**Instructions for the task:** Pull every "using" line out of the data below.

-- BEGIN Material --

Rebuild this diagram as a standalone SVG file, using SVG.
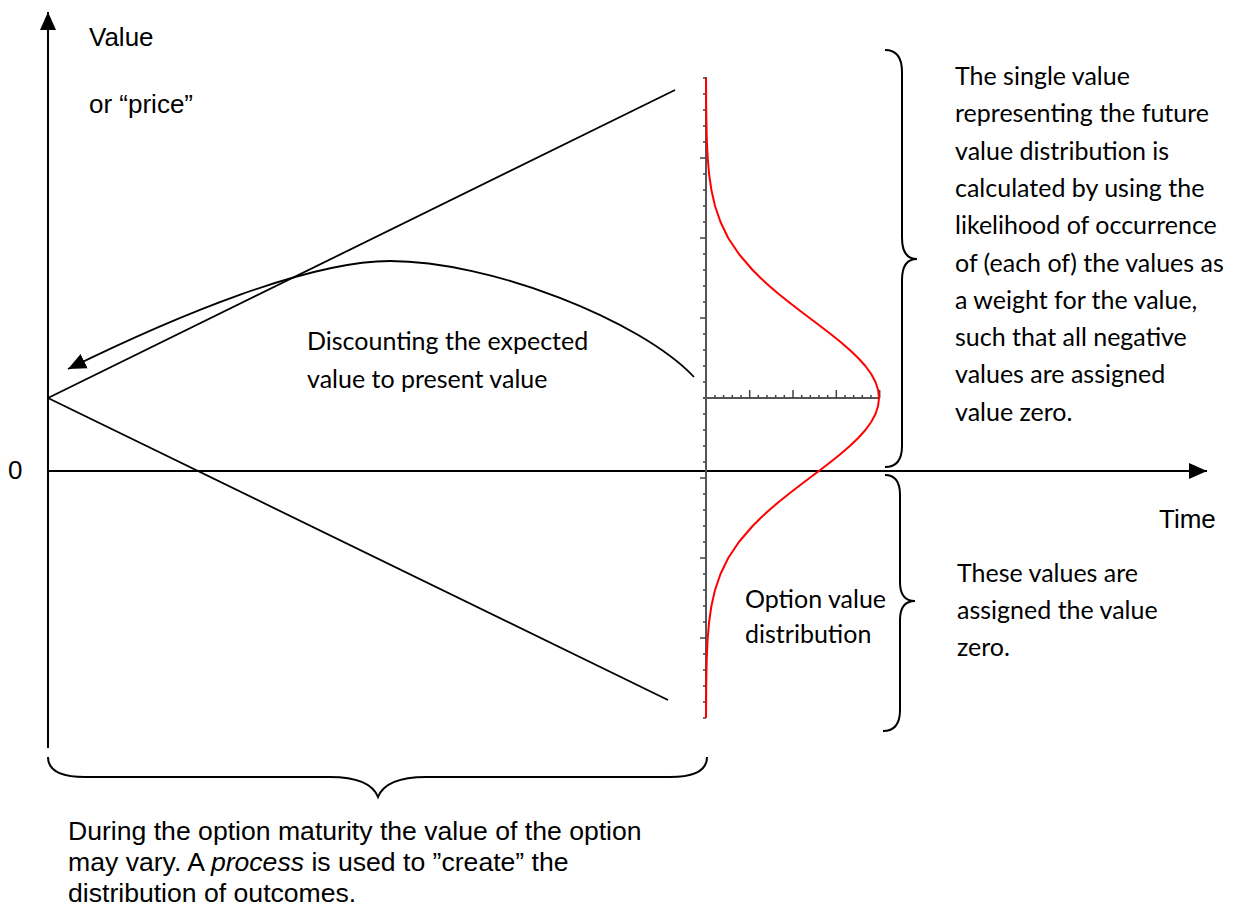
<svg xmlns="http://www.w3.org/2000/svg" width="1234" height="912" viewBox="0 0 1234 912">
<defs>
<style>
.ax{stroke:#000;stroke-width:2;fill:none}
.ln{stroke:#000;stroke-width:1.8;fill:none}
.br{stroke:#000;stroke-width:2;fill:none}
.dax{stroke:#555;stroke-width:2;fill:none}
.tk{stroke:#444;stroke-width:1.5}
.red{stroke:#ff0000;stroke-width:2;fill:none;stroke-linejoin:round}
.ar{font-family:"Liberation Sans",Arial,sans-serif;font-size:26px;fill:#000}
.arb{font-family:"Liberation Sans",Arial,sans-serif;font-size:26.6px;fill:#000}
.ca{font-family:Lato,"Open Sans",sans-serif;font-size:25px;fill:#000}
</style>
<marker id="ah" markerUnits="userSpaceOnUse" markerWidth="20" markerHeight="20" viewBox="0 0 20 20" refX="18" refY="10" orient="auto">
<path d="M0,2 L18,10 L0,18 Z" fill="#000"/>
</marker>
</defs>
<rect width="1234" height="912" fill="#fff"/>

<g id="connectors">
<line id="y-axis" class="ax" x1="48" y1="748" x2="48" y2="12" marker-end="url(#ah)"/>
<line id="x-axis" class="ax" x1="48" y1="471" x2="1207" y2="471" marker-end="url(#ah)"/>
<line id="upper-line" class="ln" x1="48" y1="398" x2="675" y2="90"/>
<line id="lower-line" class="ln" x1="48" y1="398" x2="668" y2="700"/>
<path id="discount-arrow" class="ln" d="M694,377 C640,320 490,261 390,261 C310,261 180,314 68,369" marker-end="url(#ah)"/>
</g>

<g id="distribution">
<line class="dax" x1="706" y1="77" x2="706" y2="718"/>
<line class="dax" x1="703" y1="398" x2="880" y2="398"/>
<path class="tk" d="M703,78h3M703,94h3M703,110h3M703,126h3M703,142h3M700,158h6M703,174h3M703,190h3M703,206h3M703,222h3M700,238h6M703,254h3M703,270h3M703,286h3M703,302h3M700,318h6M703,334h3M703,350h3M703,366h3M703,382h3M703,414h3M703,430h3M703,446h3M703,462h3M700,478h6M703,494h3M703,510h3M703,526h3M703,542h3M700,558h6M703,574h3M703,590h3M703,606h3M703,622h3M700,638h6M703,654h3M703,670h3M703,686h3M703,702h3M703,718h3"/>
<path class="tk" d="M715,398v-3M723.6,398v-3M732.3,398v-3M741,398v-3M749.7,398v-8M758.3,398v-3M767,398v-3M775.7,398v-3M784.3,398v-3M793,398v-8M801.7,398v-3M810.3,398v-3M819,398v-3M827.7,398v-3M836.3,398v-8M845,398v-3M853.7,398v-3M862.3,398v-3M871,398v-3M879.7,398v-8"/>
<polyline id="density" class="red" points="706,78 706.2,110 706.5,126 706.9,142 707.7,158 709.1,174 711.4,190 715,206 720.5,222 728.2,238 738.9,254 752.6,270 760.6,278 769.3,286 778.7,294 788.7,302 799,310 809.6,318 820.2,326 830.6,334 840.6,342 849.8,350 858.2,358 865.4,366 871.2,374 875.5,382 878.1,390 879,398 878.1,406 875.5,414 871.2,422 865.4,430 858.2,438 849.8,446 840.6,454 830.6,462 820.2,470 809.6,478 799,486 788.7,494 778.7,502 769.3,510 760.6,518 752.6,526 738.9,542 728.2,558 720.5,574 715,590 711.4,606 709.1,622 707.7,638 706.9,654 706.5,670 706.2,686 706,718"/>
</g>

<g id="braces">
<path id="brace-upper" class="br" d="M885,50 Q902,50 902,72 L902,238 Q902,259 917,259 Q902,259 902,280 L902,446 Q902,467 885,467"/>
<path id="brace-lower" class="br" d="M885,475 Q900,475 900,495 L900,582 Q900,601 915,601 Q900,601 900,620 L900,710 Q900,731 883,731"/>
<path id="brace-bottom" class="br" d="M48,757 Q48,777 85,777 L330,777 Q370,777 378,797 Q386,777 426,777 L670,777 Q707,777 707,757"/>
</g>

<g id="labels">
<text class="ar" x="89" y="46">Value</text>
<text class="ar" x="89" y="113">or “price”</text>
<text class="ar" x="8" y="479">0</text>
<text class="ar" x="1159" y="528">Time</text>
<text class="ca" x="307" y="350">Discounting the expected</text>
<text class="ca" x="307" y="388">value to present value</text>
<text class="ca" x="745" y="608">Option value</text>
<text class="ca" x="745" y="643">distribution</text>
<g id="note-upper">
<text class="ca" x="955" y="85">The single value</text>
<text class="ca" x="955" y="122.3">representing the future</text>
<text class="ca" x="955" y="159.6">value distribution is</text>
<text class="ca" x="955" y="196.9">calculated by using the</text>
<text class="ca" x="955" y="234.2">likelihood of occurrence</text>
<text class="ca" x="955" y="271.5">of (each of) the values as</text>
<text class="ca" x="955" y="308.8">a weight for the value,</text>
<text class="ca" x="955" y="346.1">such that all negative</text>
<text class="ca" x="955" y="383.4">values are assigned</text>
<text class="ca" x="955" y="420.7">value zero.</text>
</g>
<g id="note-lower">
<text class="ca" x="957" y="582">These values are</text>
<text class="ca" x="957" y="619">assigned the value</text>
<text class="ca" x="957" y="656">zero.</text>
</g>
<g id="note-bottom">
<text class="arb" x="68" y="840">During the option maturity the value of the option</text>
<text class="arb" x="68" y="871">may vary. A <tspan font-style="italic">process</tspan> is used to ”create” the</text>
<text class="arb" x="68" y="902">distribution of outcomes.</text>
</g>
</g>
</svg>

-- END Material --

**Answer to this exercise:**
Rebuild this diagram as a standalone SVG file, using SVG.
<text class="ca" x="955" y="196.9">calculated by using the</text>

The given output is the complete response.